----- Information given -----
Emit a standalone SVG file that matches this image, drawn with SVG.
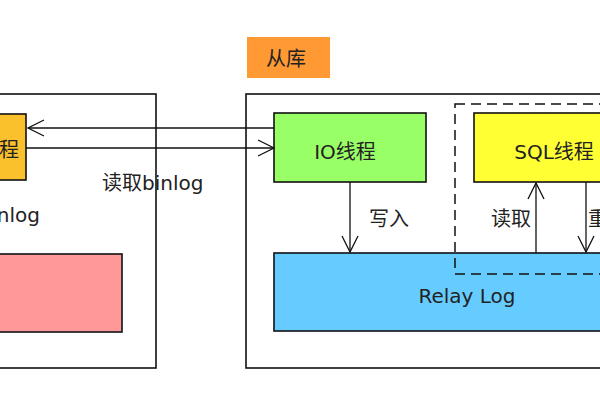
<svg xmlns="http://www.w3.org/2000/svg" width="600" height="400" viewBox="0 0 600 400">
<defs>
<style>
.box{stroke:#111;stroke-width:1.6}
.t{font-family:"DejaVu Sans","Noto Sans CJK SC",sans-serif;font-size:20px;fill:#222}
.ln{stroke:#111;stroke-width:1.3;fill:none}
</style>
<marker id="open" viewBox="0 0 20 20" refX="18" refY="10" markerWidth="20" markerHeight="20" markerUnits="userSpaceOnUse" orient="auto">
<path d="M2,2 L18,10 L2,18" fill="none" stroke="#111" stroke-width="1.3"/>
</marker>
</defs>
<rect width="600" height="400" fill="#fff"/>
<g id="master">
<rect x="-10" y="94" width="166" height="274" fill="none" class="box"/>
<text x="40" y="222" class="t" text-anchor="end" font-size="17">binlog</text>
</g>
<g id="master-io">
<rect x="-10" y="114" width="36" height="66" fill="#FBC12C" class="box"/>
<text x="19" y="157" class="t" text-anchor="end" font-size="18">IO线程</text>
</g>
<g id="master-binlog">
<rect x="-10" y="254" width="132" height="78" fill="#FF9999" class="box"/>
</g>
<g id="slave-label">
<rect x="247" y="37" width="83" height="41" fill="#FF9933"/>
<text x="286" y="66" class="t" text-anchor="middle">从库</text>
</g>
<g id="slave">
<rect x="246" y="94" width="370" height="274" fill="none" class="box"/>
</g>
<g id="relay">
<rect x="274" y="253" width="340" height="78" fill="#66CCFF" class="box"/>
<text x="467" y="303" class="t" text-anchor="middle">Relay Log</text>
</g>
<g id="io">
<rect x="274" y="113" width="152" height="69" fill="#99FF66" class="box"/>
<text x="345" y="159" class="t" text-anchor="middle">IO线程</text>
</g>
<g id="sql">
<rect x="474" y="113" width="140" height="69" fill="#FFFF33" class="box"/>
<text x="554" y="159" class="t" text-anchor="middle">SQL线程</text>
</g>
<g id="sql-group">
<rect x="455" y="104" width="160" height="170" fill="none" stroke="#111" stroke-width="1.5" stroke-dasharray="10,6"/>
</g>
<g id="connectors">
<line x1="274" y1="128" x2="28" y2="128" class="ln" marker-end="url(#open)"/>
<line x1="26" y1="148" x2="274" y2="148" class="ln" marker-end="url(#open)"/>
<line x1="350" y1="182" x2="350" y2="252" class="ln" marker-end="url(#open)"/>
<line x1="536" y1="253" x2="536" y2="183" class="ln" marker-end="url(#open)"/>
<line x1="586" y1="182" x2="586" y2="252" class="ln" marker-end="url(#open)"/>
<text x="102" y="190" class="t">读取binlog</text>
<text x="369" y="226" class="t">写入</text>
<text x="491" y="226" class="t">读取</text>
<text x="588" y="226" class="t">重</text>
</g>
</svg>
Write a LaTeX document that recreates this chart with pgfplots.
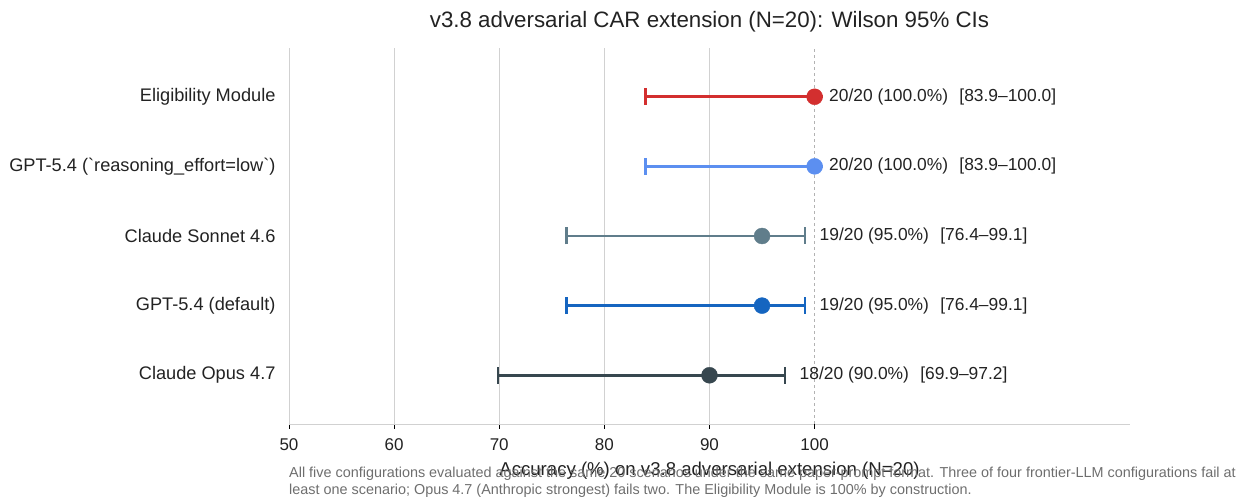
-----
Stated exercise
The data should be printed again unchanged; leave its pictures out.

Response to the task
Emit a standalone SVG file that matches this image, drawn with SVG.
<svg xmlns="http://www.w3.org/2000/svg" width="600" height="400" viewBox="0 0 600 400">
<defs>
<style>
.box{stroke:#111;stroke-width:1.6}
.t{font-family:"DejaVu Sans","Noto Sans CJK SC",sans-serif;font-size:20px;fill:#222}
.ln{stroke:#111;stroke-width:1.3;fill:none}
</style>
<marker id="open" viewBox="0 0 20 20" refX="18" refY="10" markerWidth="20" markerHeight="20" markerUnits="userSpaceOnUse" orient="auto">
<path d="M2,2 L18,10 L2,18" fill="none" stroke="#111" stroke-width="1.3"/>
</marker>
</defs>
<rect width="600" height="400" fill="#fff"/>
<g id="master">
<rect x="-10" y="94" width="166" height="274" fill="none" class="box"/>
<text x="40" y="222" class="t" text-anchor="end" font-size="17">binlog</text>
</g>
<g id="master-io">
<rect x="-10" y="114" width="36" height="66" fill="#FBC12C" class="box"/>
<text x="19" y="157" class="t" text-anchor="end" font-size="18">IO线程</text>
</g>
<g id="master-binlog">
<rect x="-10" y="254" width="132" height="78" fill="#FF9999" class="box"/>
</g>
<g id="slave-label">
<rect x="247" y="37" width="83" height="41" fill="#FF9933"/>
<text x="286" y="66" class="t" text-anchor="middle">从库</text>
</g>
<g id="slave">
<rect x="246" y="94" width="370" height="274" fill="none" class="box"/>
</g>
<g id="relay">
<rect x="274" y="253" width="340" height="78" fill="#66CCFF" class="box"/>
<text x="467" y="303" class="t" text-anchor="middle">Relay Log</text>
</g>
<g id="io">
<rect x="274" y="113" width="152" height="69" fill="#99FF66" class="box"/>
<text x="345" y="159" class="t" text-anchor="middle">IO线程</text>
</g>
<g id="sql">
<rect x="474" y="113" width="140" height="69" fill="#FFFF33" class="box"/>
<text x="554" y="159" class="t" text-anchor="middle">SQL线程</text>
</g>
<g id="sql-group">
<rect x="455" y="104" width="160" height="170" fill="none" stroke="#111" stroke-width="1.5" stroke-dasharray="10,6"/>
</g>
<g id="connectors">
<line x1="274" y1="128" x2="28" y2="128" class="ln" marker-end="url(#open)"/>
<line x1="26" y1="148" x2="274" y2="148" class="ln" marker-end="url(#open)"/>
<line x1="350" y1="182" x2="350" y2="252" class="ln" marker-end="url(#open)"/>
<line x1="536" y1="253" x2="536" y2="183" class="ln" marker-end="url(#open)"/>
<line x1="586" y1="182" x2="586" y2="252" class="ln" marker-end="url(#open)"/>
<text x="102" y="190" class="t">读取binlog</text>
<text x="369" y="226" class="t">写入</text>
<text x="491" y="226" class="t">读取</text>
<text x="588" y="226" class="t">重</text>
</g>
</svg>
Write a LaTeX document that recreates this chart with pgfplots.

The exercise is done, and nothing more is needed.